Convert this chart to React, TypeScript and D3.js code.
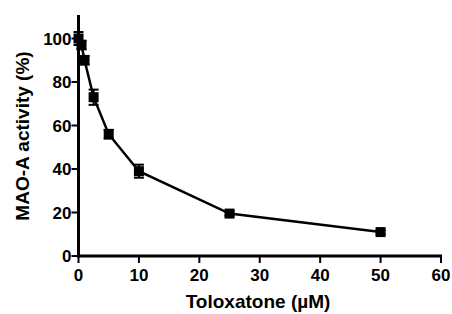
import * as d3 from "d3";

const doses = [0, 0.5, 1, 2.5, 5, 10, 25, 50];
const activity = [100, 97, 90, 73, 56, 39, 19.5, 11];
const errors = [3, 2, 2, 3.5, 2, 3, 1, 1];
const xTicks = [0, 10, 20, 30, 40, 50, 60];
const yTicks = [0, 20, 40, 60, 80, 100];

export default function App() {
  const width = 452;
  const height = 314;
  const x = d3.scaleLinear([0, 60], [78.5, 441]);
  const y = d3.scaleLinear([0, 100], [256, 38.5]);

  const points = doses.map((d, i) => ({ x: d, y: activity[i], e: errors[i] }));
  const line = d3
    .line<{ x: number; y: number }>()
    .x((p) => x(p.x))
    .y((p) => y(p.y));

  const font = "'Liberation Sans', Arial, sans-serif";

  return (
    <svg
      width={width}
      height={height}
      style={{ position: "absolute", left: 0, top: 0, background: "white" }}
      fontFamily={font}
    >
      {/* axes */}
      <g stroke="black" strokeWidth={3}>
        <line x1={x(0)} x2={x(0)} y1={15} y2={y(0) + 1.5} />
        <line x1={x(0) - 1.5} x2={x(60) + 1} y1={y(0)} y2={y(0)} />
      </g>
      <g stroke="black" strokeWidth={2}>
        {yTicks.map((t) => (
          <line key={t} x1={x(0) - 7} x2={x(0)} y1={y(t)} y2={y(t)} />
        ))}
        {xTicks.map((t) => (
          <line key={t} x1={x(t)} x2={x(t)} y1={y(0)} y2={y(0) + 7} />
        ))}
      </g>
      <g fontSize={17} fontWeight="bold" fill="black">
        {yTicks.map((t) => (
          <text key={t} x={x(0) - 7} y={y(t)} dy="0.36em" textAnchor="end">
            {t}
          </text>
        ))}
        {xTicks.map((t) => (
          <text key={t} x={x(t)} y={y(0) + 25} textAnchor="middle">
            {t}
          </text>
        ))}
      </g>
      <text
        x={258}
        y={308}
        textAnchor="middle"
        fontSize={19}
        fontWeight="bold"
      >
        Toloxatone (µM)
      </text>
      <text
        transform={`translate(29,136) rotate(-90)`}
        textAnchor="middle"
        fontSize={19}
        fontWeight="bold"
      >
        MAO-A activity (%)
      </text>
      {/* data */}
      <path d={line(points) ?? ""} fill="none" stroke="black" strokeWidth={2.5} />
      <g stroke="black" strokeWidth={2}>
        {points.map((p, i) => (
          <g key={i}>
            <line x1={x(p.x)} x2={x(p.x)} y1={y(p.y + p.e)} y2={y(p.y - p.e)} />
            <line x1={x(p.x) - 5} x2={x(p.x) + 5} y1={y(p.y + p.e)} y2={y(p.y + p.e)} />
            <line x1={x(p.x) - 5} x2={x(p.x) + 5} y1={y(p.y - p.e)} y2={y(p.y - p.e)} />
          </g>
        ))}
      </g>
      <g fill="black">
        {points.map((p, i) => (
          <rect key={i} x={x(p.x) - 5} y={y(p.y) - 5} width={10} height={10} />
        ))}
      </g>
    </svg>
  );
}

⁂

▶ Goal of the exercise
Set down all the data again exactly as above, pictures excluded.

▶ Answer below
Convert this chart to React, TypeScript and D3.js code.
import * as d3 from "d3";

const doses = [0, 0.5, 1, 2.5, 5, 10, 25, 50];
const activity = [100, 97, 90, 73, 56, 39, 19.5, 11];
const errors = [3, 2, 2, 3.5, 2, 3, 1, 1];
const xTicks = [0, 10, 20, 30, 40, 50, 60];
const yTicks = [0, 20, 40, 60, 80, 100];

export default function App() {
  const width = 452;
  const height = 314;
  const x = d3.scaleLinear([0, 60], [78.5, 441]);
  const y = d3.scaleLinear([0, 100], [256, 38.5]);

  const points = doses.map((d, i) => ({ x: d, y: activity[i], e: errors[i] }));
  const line = d3
    .line<{ x: number; y: number }>()
    .x((p) => x(p.x))
    .y((p) => y(p.y));

  const font = "'Liberation Sans', Arial, sans-serif";

  return (
    <svg
      width={width}
      height={height}
      style={{ position: "absolute", left: 0, top: 0, background: "white" }}
      fontFamily={font}
    >
      {/* axes */}
      <g stroke="black" strokeWidth={3}>
        <line x1={x(0)} x2={x(0)} y1={15} y2={y(0) + 1.5} />
        <line x1={x(0) - 1.5} x2={x(60) + 1} y1={y(0)} y2={y(0)} />
      </g>
      <g stroke="black" strokeWidth={2}>
        {yTicks.map((t) => (
          <line key={t} x1={x(0) - 7} x2={x(0)} y1={y(t)} y2={y(t)} />
        ))}
        {xTicks.map((t) => (
          <line key={t} x1={x(t)} x2={x(t)} y1={y(0)} y2={y(0) + 7} />
        ))}
      </g>
      <g fontSize={17} fontWeight="bold" fill="black">
        {yTicks.map((t) => (
          <text key={t} x={x(0) - 7} y={y(t)} dy="0.36em" textAnchor="end">
            {t}
          </text>
        ))}
        {xTicks.map((t) => (
          <text key={t} x={x(t)} y={y(0) + 25} textAnchor="middle">
            {t}
          </text>
        ))}
      </g>
      <text
        x={258}
        y={308}
        textAnchor="middle"
        fontSize={19}
        fontWeight="bold"
      >
        Toloxatone (µM)
      </text>
      <text
        transform={`translate(29,136) rotate(-90)`}
        textAnchor="middle"
        fontSize={19}
        fontWeight="bold"
      >
        MAO-A activity (%)
      </text>
      {/* data */}
      <path d={line(points) ?? ""} fill="none" stroke="black" strokeWidth={2.5} />
      <g stroke="black" strokeWidth={2}>
        {points.map((p, i) => (
          <g key={i}>
            <line x1={x(p.x)} x2={x(p.x)} y1={y(p.y + p.e)} y2={y(p.y - p.e)} />
            <line x1={x(p.x) - 5} x2={x(p.x) + 5} y1={y(p.y + p.e)} y2={y(p.y + p.e)} />
            <line x1={x(p.x) - 5} x2={x(p.x) + 5} y1={y(p.y - p.e)} y2={y(p.y - p.e)} />
          </g>
        ))}
      </g>
      <g fill="black">
        {points.map((p, i) => (
          <rect key={i} x={x(p.x) - 5} y={y(p.y) - 5} width={10} height={10} />
        ))}
      </g>
    </svg>
  );
}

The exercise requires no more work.